This is a marvelous column from Crisis Magazine advocating a return to the liturgical calendar of the past, which anyone who is familiar with it surely appreciates as it resonates with the deep mystery and sacredness of the Church through time as the new calendar does not.
With Ascension and Pentecost looming, and with their passage an end to the Paschal season, it’s time to reconsider and abolish Ordinary Time.
As dramatically drastic as this may sound, it would not be a move without precedent. For centuries, for most of Church history in fact, there was no Ordinary Time on the Catholic liturgical calendar. Rather, we celebrated what were referred to as the weeks after Epiphany and Pentecost, the two major solemnities that closed out the Christmas and Easter seasons. “Ordinary Time” as we call it has only existed since the establishment of the new liturgical calendar in 1970.
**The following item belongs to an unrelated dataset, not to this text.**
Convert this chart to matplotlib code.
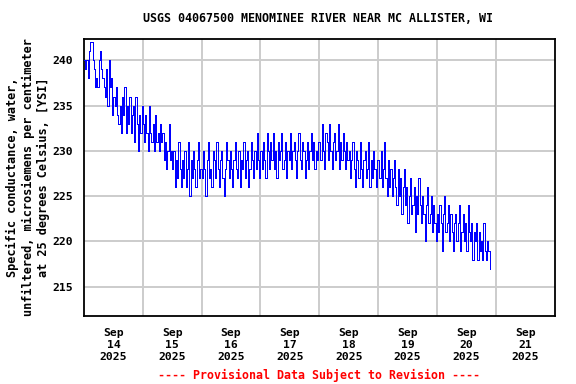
import numpy as np
import pandas as pd
import matplotlib
matplotlib.use("Agg")
import matplotlib.pyplot as plt
import matplotlib.dates as mdates

# 30-minute specific conductance values (uS/cm at 25 C), one list per day
sep14 = [240, 239, 240, 238, 241, 242, 242, 240, 239, 237, 238, 237,
         240, 241, 239, 238, 237, 236, 239, 235, 240, 237, 238, 234,
         236, 235, 237, 234, 233, 235, 232, 236, 234, 237, 232, 235,
         233, 236, 232, 234, 235, 231, 236, 233, 230, 234, 232, 235]
sep15 = [233, 231, 234, 232, 230, 235, 232, 231, 233, 230, 234, 231,
         232, 230, 233, 231, 232, 229, 231, 228, 230, 233, 229, 230,
         228, 230, 226, 229, 227, 231, 228, 226, 229, 227, 230, 226,
         228, 231, 225, 229, 227, 230, 228, 226, 229, 231, 227, 228]
sep16 = [227, 230, 228, 225, 229, 231, 227, 228, 226, 230, 229, 227,
         231, 228, 226, 229, 230, 227, 225, 228, 231, 229, 227, 230,
         228, 226, 229, 231, 228, 227, 230, 226, 229, 228, 231, 227,
         229, 230, 226, 228, 231, 229, 227, 230, 228, 232, 229, 227]
sep17 = [230, 228, 231, 229, 227, 232, 230, 228, 231, 229, 232, 228,
         230, 227, 231, 229, 230, 232, 228, 229, 231, 227, 230, 229,
         232, 228, 230, 231, 229, 227, 230, 232, 229, 228, 231, 230,
         227, 229, 231, 228, 230, 232, 229, 231, 228, 230, 229, 231]
sep18 = [231, 229, 233, 230, 228, 232, 231, 229, 233, 230, 228, 231,
         232, 229, 230, 233, 228, 231, 229, 232, 230, 228, 231, 229,
         230, 227, 229, 231, 228, 226, 230, 229, 227, 231, 228, 226,
         229, 230, 227, 228, 231, 226, 229, 227, 230, 228, 226, 229]
sep19 = [229, 227, 230, 226, 228, 231, 227, 225, 229, 226, 228, 225,
         227, 229, 226, 224, 228, 225, 227, 223, 226, 228, 224, 226,
         222, 225, 227, 223, 224, 226, 221, 225, 223, 227, 224, 222,
         225, 223, 220, 224, 226, 222, 223, 225, 221, 224, 222, 220]
sep20 = [223, 221, 224, 222, 219, 223, 225, 221, 222, 224, 220, 223,
         221, 219, 222, 223, 220, 222, 224, 219, 221, 223, 220, 222,
         219, 224, 221, 220, 222, 218, 221, 220, 222, 218, 221, 219,
         220, 218, 222, 219, 218, 220, 219, 217]

values = sep14 + sep15 + sep16 + sep17 + sep18 + sep19 + sep20
times = pd.date_range("2025-09-14 00:00", periods=len(values), freq="30min")

day_labels = ["Sep\n14\n2025", "Sep\n15\n2025", "Sep\n16\n2025", "Sep\n17\n2025",
              "Sep\n18\n2025", "Sep\n19\n2025", "Sep\n20\n2025", "Sep\n21\n2025"]
y_ticks = [215, 220, 225, 230, 235, 240]

title = "USGS 04067500 MENOMINEE RIVER NEAR MC ALLISTER, WI"
ylabel = "Specific conductance, water,\nunfiltered, microsiemens per centimeter\nat 25 degrees Celsius, [YSI]"
footer = "---- Provisional Data Subject to Revision ----"

font = "DejaVu Sans Mono"

fig = plt.figure(figsize=(5.76, 3.84), dpi=100)
ax = fig.add_axes([84 / 576, 1 - 316 / 384, (554.5 - 84) / 576, (316 - 39.3) / 384])

ax.plot(times, values, color="#0000ff", linewidth=0.6, drawstyle="steps-post",
        antialiased=False, zorder=3)

start = pd.Timestamp("2025-09-14")
ax.set_xlim(mdates.date2num(start), mdates.date2num(start + pd.Timedelta(days=8)))
ax.set_ylim(211.77, 242.32)

midnights = [mdates.date2num(start + pd.Timedelta(days=i)) for i in range(1, 8)]
noons = [mdates.date2num(start + pd.Timedelta(days=i, hours=12)) for i in range(8)]
ax.set_xticks(midnights)
ax.set_xticklabels([""] * len(midnights))
ax.set_xticks(noons, minor=True)
ax.set_xticklabels(day_labels, minor=True, fontfamily=font, fontweight="bold", fontsize=8.2)
ax.tick_params(axis="x", which="both", length=0, pad=9)

ax.set_yticks(y_ticks)
ax.set_yticklabels([str(v) for v in y_ticks], fontfamily=font, fontweight="bold", fontsize=8.2)
ax.tick_params(axis="y", length=0, pad=8)

ax.grid(True, which="major", color="#cccccc", linewidth=1.4, zorder=0)
ax.set_axisbelow(True)
for s in ax.spines.values():
    s.set_linewidth(1.3)
    s.set_color("black")

fig.text(318 / 576, 1 - 19 / 384, title, ha="center", va="center",
         fontfamily=font, fontweight="bold", fontsize=8.4)
fig.text(28 / 576, 1 - 177.5 / 384, ylabel, ha="center", va="center", rotation=90,
         fontfamily=font, fontweight="bold", fontsize=8.6, linespacing=1.2, multialignment="center")
fig.text(319 / 576, 1 - 375 / 384, footer, ha="center", va="center", color="#ff0000",
         fontfamily=font, fontweight="bold", fontsize=8.4)

fig.savefig("out.png", dpi=100)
It is true that we are told that “ordinary” does not here mean what it usually means in English—commonplace, standard, no special or distinctive features—but, rather, it refers to the counting of the weeks, as in “ordinal” numbers that define something’s position in a series, such as “first,” “second,” or “third.” In the official Latin, this time is simply referred to as tempus per annum, or “time through the year.” This being said, there really is no difference. These days are ordinary, tied by name to neither of the great liturgical seasons.
Some Catholics also reflect that there is value in mentally separating these seasons from the great feasts. As one writer puts it, “If the faithful are to mature in the spiritual life and increase in faith, they must descend the great mountain peaks of Easter and Christmas in order to ‘pasture’ in the vast verdant meadows of tempus per annum, or Ordinary Time.” This is, in fact, a strong metaphor that also argues the opposite. We pasture in meadows to gain strength for the climb up the next peak, where we will be closer to heaven. We note these great mountain peaks because they are each of singular importance, marking the Incarnation of Our Lord on the one hand and his revelation to the world at Epiphany, and his Resurrection on the other, an event completed with the revelation of the Holy Spirit at Pentecost.
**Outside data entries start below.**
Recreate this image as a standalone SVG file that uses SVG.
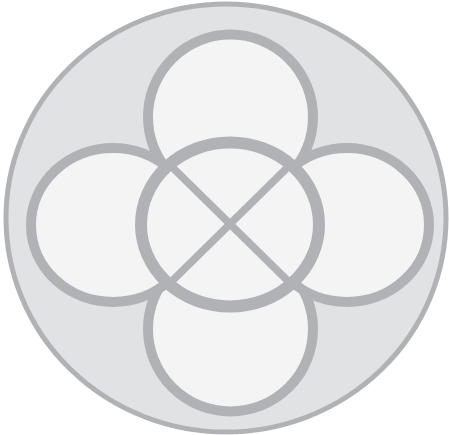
<svg xmlns="http://www.w3.org/2000/svg" width="449" height="435" viewBox="0 0 449 435">
<style>
.ring{fill:#f4f4f5;stroke:#b1b2b5;stroke-width:10}
.outer{fill:#e1e2e4;stroke:#b1b2b5;stroke-width:5}
.bar{stroke:#b1b2b5;stroke-width:7.5;stroke-linecap:butt}
</style>
<rect width="449" height="435" fill="#ffffff"/>
<g id="outer"><ellipse class="outer" cx="226" cy="218" rx="220" ry="214"/></g>
<g id="top"><circle class="ring" cx="230.5" cy="117" r="82.5"/></g>
<g id="bottom"><circle class="ring" cx="230.5" cy="329" r="82.5"/></g>
<g id="left"><ellipse class="ring" cx="113" cy="225" rx="82" ry="77"/></g>
<g id="right"><ellipse class="ring" cx="347" cy="225" rx="82" ry="77"/></g>
<g id="center"><ellipse class="ring" cx="230" cy="224.5" rx="89" ry="82" style="stroke-width:12"/></g>
<g id="connectors">
<line class="bar" x1="168" y1="163" x2="292" y2="285"/>
<line class="bar" x1="292" y1="163" x2="168" y2="285"/>
</g>
</svg>
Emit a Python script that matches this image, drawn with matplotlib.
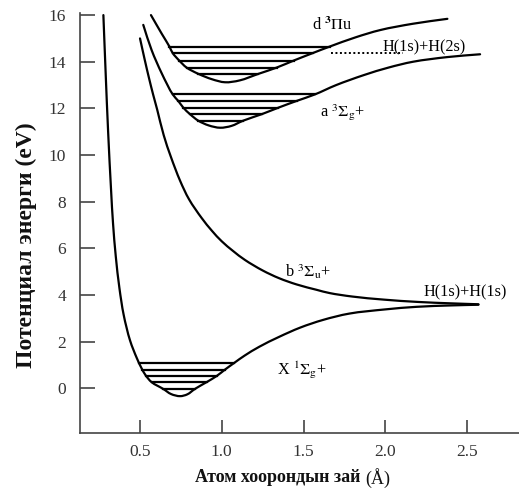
import numpy as np
import matplotlib
matplotlib.use("Agg")
import matplotlib.pyplot as plt
from matplotlib.path import Path
from matplotlib.patches import PathPatch

plt.rcParams['font.family'] = ['Liberation Serif', 'DejaVu Serif']
plt.rcParams['mathtext.fontset'] = 'stix'

# ---- data ----
X_r = [0.276, 0.29, 0.305, 0.323, 0.335, 0.352, 0.374, 0.40, 0.439, 0.48, 0.51, 0.535,
       0.571, 0.642, 0.69, 0.745, 0.79, 0.836, 0.907, 0.97, 1.02, 1.077, 1.14, 1.23,
       1.35, 1.48, 1.62, 1.78, 2.0, 2.19, 2.4, 2.57]
X_E = [16.0, 13.5, 11.0, 8.5, 7.07, 5.64, 4.3, 3.15, 2.05, 1.3, 0.85, 0.55,
       0.26, -0.03, -0.25, -0.34, -0.26, -0.03, 0.26, 0.53, 0.8, 1.09, 1.4, 1.78,
       2.2, 2.6, 2.93, 3.2, 3.38, 3.49, 3.55, 3.58]
X_levels = [1.09, 0.80, 0.53, 0.26, -0.03]

b_r = [0.50, 0.53, 0.555, 0.58, 0.605, 0.645, 0.69, 0.745, 0.80, 0.877, 0.94, 1.0,
       1.07, 1.142, 1.25, 1.35, 1.458, 1.58, 1.66, 1.8, 1.99, 2.2, 2.4, 2.57]
b_E = [15.0, 14.05, 13.3, 12.6, 11.95, 10.85, 9.9, 8.9, 8.1, 7.3, 6.75, 6.3,
       5.88, 5.5, 5.05, 4.72, 4.45, 4.22, 4.08, 3.93, 3.8, 3.7, 3.64, 3.6]

a_r = [0.52, 0.571, 0.633, 0.70, 0.734, 0.765, 0.806, 0.857, 0.92, 0.99, 1.06, 1.13,
       1.244, 1.346, 1.458, 1.57, 1.7, 1.87, 2.02, 2.17, 2.38, 2.58]
a_E = [15.58, 14.5, 13.5, 12.6, 12.32, 12.03, 11.75, 11.47, 11.27, 11.17, 11.25, 11.47,
       11.75, 12.03, 12.32, 12.6, 13.0, 13.43, 13.75, 14.0, 14.2, 14.32]
a_levels = [12.6, 12.32, 12.03, 11.75, 11.47]

d_r = [0.567, 0.633, 0.68, 0.70, 0.74, 0.785, 0.857, 0.94, 1.02, 1.11, 1.224, 1.336,
       1.44, 1.556, 1.66, 1.82, 1.97, 2.17, 2.38]
d_E = [16.0, 15.2, 14.65, 14.37, 14.05, 13.75, 13.48, 13.25, 13.12, 13.2, 13.48, 13.75,
       14.05, 14.37, 14.65, 15.05, 15.36, 15.63, 15.84]
d_levels = [14.65, 14.37, 14.05, 13.75, 13.48]

h2s_r = [1.67, 2.11]
h2s_E = [14.36, 14.36]

xticks = [0.5, 1.0, 1.5, 2.0, 2.5]
yticks = [0, 2, 4, 6, 8, 10, 12, 14, 16]

# ---- figure ----
W, H = 519, 491
fig = plt.figure(figsize=(W / 100, H / 100), dpi=100)
ax = fig.add_axes([80 / W, 1 - 433 / H, (519 - 80) / W, (433 - 13) / H])
ax.set_xlim(0.133, 2.818)
ax.set_ylim(-1.92, 16.09)

lw = 1.6
SX, SY = 163.5, 23.33  # approx pixels per data unit (for smooth rendering)


def smooth_path(r, E, alpha=0.5):
    P = np.column_stack([np.asarray(r, float) * SX, np.asarray(E, float) * SY])
    n = len(P)
    verts = [P[0]]
    codes = [Path.MOVETO]
    for i in range(n - 1):
        p1, p2 = P[i], P[i + 1]
        d2 = np.linalg.norm(p2 - p1) ** alpha
        if i > 0:
            p0 = P[i - 1]
            d1 = np.linalg.norm(p1 - p0) ** alpha
            c1 = (d1 ** 2 * p2 - d2 ** 2 * p0 + (2 * d1 ** 2 + 3 * d1 * d2 + d2 ** 2) * p1) / (3 * d1 * (d1 + d2))
        else:
            c1 = p1 + (p2 - p1) / 3
        if i + 2 < n:
            p3 = P[i + 2]
            d3 = np.linalg.norm(p3 - p2) ** alpha
            c2 = (d3 ** 2 * p1 - d2 ** 2 * p3 + (2 * d3 ** 2 + 3 * d3 * d2 + d2 ** 2) * p2) / (3 * d3 * (d3 + d2))
        else:
            c2 = p2 - (p2 - p1) / 3
        verts += [c1, c2, p2]
        codes += [Path.CURVE4] * 3
    verts = np.array(verts) / [SX, SY]
    return Path(verts, codes)


for r, E in [(X_r, X_E), (b_r, b_E), (a_r, a_E), (d_r, d_E)]:
    ax.add_patch(PathPatch(smooth_path(r, E), fill=False, edgecolor='black', lw=lw,
                           capstyle='round', joinstyle='round', transform=ax.transData))


def draw_levels(r, E, levels):
    r = np.asarray(r)
    E = np.asarray(E)
    i = int(np.argmin(E))
    lr, lE = r[:i + 1][::-1], E[:i + 1][::-1]
    rr, rE = r[i:], E[i:]
    for lv in levels:
        x0 = np.interp(lv, lE, lr)
        x1 = np.interp(lv, rE, rr)
        ax.plot([x0, x1], [lv, lv], color='black', lw=lw)


draw_levels(X_r, X_E, X_levels)
draw_levels(a_r, a_E, a_levels)
draw_levels(d_r, d_E, d_levels)

ax.plot(h2s_r, h2s_E, color='black', lw=1.4, ls=(0, (1, 1.3)))

fs = 11.7
ax.text(1.552, 15.36, r"d $^{\mathbf{3}}\Pi$u", fontsize=fs, ha='left', va='baseline')
ax.text(1.98, 14.45, "H(1s)+H(2s)", fontsize=fs, ha='left', va='baseline')
ax.text(1.601, 11.63, r"a $^{3}\Sigma_{\mathrm{g}}$+", fontsize=fs, ha='left', va='baseline')
ax.text(1.387, 4.77, r"b $^{3}\Sigma_{\mathrm{u}}$+", fontsize=fs, ha='left', va='baseline')
ax.text(2.231, 3.92, "H(1s)+H(1s)", fontsize=fs, ha='left', va='baseline')
ax.text(1.338, 0.57, r"X $^{1}\Sigma_{\mathrm{g}}$+", fontsize=fs, ha='left', va='baseline')

ax.set_xticks(xticks)
ax.set_xticklabels([f"{v:.1f}" for v in xticks])
ax.set_yticks(yticks)
ax.set_yticklabels([str(v) for v in yticks])

spine_c = '#444444'
for s in ['top', 'right']:
    ax.spines[s].set_visible(False)
for s in ['left', 'bottom']:
    ax.spines[s].set_color(spine_c)
    ax.spines[s].set_linewidth(1.2)
ax.tick_params(axis='y', direction='in', length=11, width=1.2, color=spine_c,
               labelsize=12.5, labelcolor='#333333', pad=10)
ax.tick_params(axis='x', direction='in', length=9.5, width=1.2, color=spine_c,
               labelsize=12.5, labelcolor='#333333', pad=8)

fig.text(26 / W, 1 - 245 / H, "Потенциал энерги (eV)", rotation=90, fontsize=17,
         fontweight='bold', ha='center', va='center', color='#111111')
fig.text(360 / W, 1 - 478 / H, "Атом хоорондын зай", fontsize=13,
         fontweight='bold', ha='right', va='center', color='#111111')
fig.text(365 / W, 1 - 478 / H, "(Å)", fontsize=13,
         ha='left', va='center', color='#111111')

fig.savefig("out.png", dpi=100)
What’s worse, the significance and historical importance of the two great feasts of Epiphany and Pentecost have been downplayed by the Church since the Council. When it comes to Pentecost, traditionally on a Sunday, there was once an octave celebration not unlike that for Easter. In fact, the octave after Pentecost was once called the “grandest octave, perhaps in the whole year,” by Blessed John Henry Newman, and an Oratorian priest has explained its importance thusly: “The character of Pentecost as a consummation and fulfillment of the Paschal Mystery suggests that it is fitting to celebrate it with an octave similar in character and rank to that of Easter.”
This went out the window when the calendar was changed. One apocryphal story about Pope Paul VI is that he wept on the Monday after Pentecost in 1970, when his sacristan laid out green vestments for him for Mass, and he realized what he had done.
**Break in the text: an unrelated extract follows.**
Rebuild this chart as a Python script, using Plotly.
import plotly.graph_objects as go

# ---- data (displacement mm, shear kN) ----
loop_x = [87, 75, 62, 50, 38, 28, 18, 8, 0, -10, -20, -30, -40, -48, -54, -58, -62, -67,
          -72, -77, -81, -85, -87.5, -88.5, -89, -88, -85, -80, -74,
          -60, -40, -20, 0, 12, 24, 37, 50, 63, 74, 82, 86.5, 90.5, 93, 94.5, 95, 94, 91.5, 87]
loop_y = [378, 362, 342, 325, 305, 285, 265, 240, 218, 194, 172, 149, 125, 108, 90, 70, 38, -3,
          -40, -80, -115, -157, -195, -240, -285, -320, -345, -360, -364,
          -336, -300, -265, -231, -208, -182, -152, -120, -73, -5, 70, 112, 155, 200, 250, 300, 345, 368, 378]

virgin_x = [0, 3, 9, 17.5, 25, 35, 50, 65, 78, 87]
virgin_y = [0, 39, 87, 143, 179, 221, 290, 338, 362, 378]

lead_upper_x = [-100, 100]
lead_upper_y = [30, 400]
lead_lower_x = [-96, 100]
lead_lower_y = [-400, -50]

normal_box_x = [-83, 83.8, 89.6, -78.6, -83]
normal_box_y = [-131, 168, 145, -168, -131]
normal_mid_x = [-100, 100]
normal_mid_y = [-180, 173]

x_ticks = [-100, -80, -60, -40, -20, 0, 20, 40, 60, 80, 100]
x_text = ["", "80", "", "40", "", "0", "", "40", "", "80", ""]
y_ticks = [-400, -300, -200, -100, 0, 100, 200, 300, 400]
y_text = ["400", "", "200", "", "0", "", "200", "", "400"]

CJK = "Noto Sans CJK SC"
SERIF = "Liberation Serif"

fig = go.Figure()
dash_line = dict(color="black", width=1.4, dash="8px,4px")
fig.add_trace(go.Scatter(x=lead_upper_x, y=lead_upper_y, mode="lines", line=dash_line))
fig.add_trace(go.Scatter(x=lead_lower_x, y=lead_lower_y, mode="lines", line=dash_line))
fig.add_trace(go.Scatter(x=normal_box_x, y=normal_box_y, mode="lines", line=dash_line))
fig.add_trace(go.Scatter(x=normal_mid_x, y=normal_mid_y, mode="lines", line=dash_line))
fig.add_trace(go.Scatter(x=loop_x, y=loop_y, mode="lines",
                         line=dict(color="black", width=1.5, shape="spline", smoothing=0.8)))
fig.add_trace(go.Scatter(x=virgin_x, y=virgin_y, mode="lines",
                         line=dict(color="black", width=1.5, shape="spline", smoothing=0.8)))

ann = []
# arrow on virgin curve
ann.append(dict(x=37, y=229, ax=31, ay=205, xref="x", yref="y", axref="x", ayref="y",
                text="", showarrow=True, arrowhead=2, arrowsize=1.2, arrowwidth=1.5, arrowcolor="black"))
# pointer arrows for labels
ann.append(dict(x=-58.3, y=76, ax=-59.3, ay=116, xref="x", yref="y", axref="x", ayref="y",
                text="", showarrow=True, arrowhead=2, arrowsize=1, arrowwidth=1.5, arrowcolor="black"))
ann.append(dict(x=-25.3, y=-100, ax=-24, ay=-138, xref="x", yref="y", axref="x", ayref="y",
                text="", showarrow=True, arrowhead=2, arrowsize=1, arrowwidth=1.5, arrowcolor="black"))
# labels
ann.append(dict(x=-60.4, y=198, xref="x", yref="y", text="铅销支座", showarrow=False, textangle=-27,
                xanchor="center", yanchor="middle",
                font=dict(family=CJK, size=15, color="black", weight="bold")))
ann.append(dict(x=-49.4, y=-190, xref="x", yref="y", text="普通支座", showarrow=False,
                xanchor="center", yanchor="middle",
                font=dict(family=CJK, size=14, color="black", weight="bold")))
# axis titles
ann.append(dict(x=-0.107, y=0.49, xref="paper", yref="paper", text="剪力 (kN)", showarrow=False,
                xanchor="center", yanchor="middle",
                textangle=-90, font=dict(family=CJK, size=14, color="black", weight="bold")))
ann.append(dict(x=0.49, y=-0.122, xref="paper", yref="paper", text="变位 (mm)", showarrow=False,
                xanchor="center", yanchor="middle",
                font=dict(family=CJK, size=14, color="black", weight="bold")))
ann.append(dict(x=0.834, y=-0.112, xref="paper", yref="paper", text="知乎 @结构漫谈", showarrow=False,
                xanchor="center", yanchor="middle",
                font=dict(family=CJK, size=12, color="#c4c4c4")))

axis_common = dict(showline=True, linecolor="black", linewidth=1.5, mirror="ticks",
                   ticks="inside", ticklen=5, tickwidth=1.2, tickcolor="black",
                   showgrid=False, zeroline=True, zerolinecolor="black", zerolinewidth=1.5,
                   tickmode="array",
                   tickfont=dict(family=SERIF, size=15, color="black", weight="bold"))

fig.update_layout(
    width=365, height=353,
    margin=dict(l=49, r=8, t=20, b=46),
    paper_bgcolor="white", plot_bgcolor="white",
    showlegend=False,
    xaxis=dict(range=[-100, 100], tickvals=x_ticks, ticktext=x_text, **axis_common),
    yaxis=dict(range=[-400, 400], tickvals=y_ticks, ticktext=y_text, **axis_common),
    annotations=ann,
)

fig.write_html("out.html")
Someone recently noted the great damage done by the U.S. bishops in moving Epiphany from January 6 to the Sunday between January 2 and January 8, citing four reasons to oppose this move, especially the problem of Christian unity. We need to celebrate major events together, as the universal church. In many parts of the world, the great solemnity of Epiphany even rises to the level of a holy day of obligation. At any rate, when Christmas itself has become so thoroughly secularized by modern society, we need to remember that the Twelve Days of Christmas—the days leading up to Epiphany—are more than just a catchy song.
A related change to that of Epiphany was the removal of the Solemnity of the Ascension from Thursday to the following Sunday—but only for certain dioceses. In the United States, only the ecclesiastical provinces of Boston, Hartford, New York, Newark, Omaha and Philadelphia, which cover 10 states, mostly in the Northeast, have not transferred the Ascension to the Seventh Sunday of Easter. The rest of the country celebrates it on Sunday.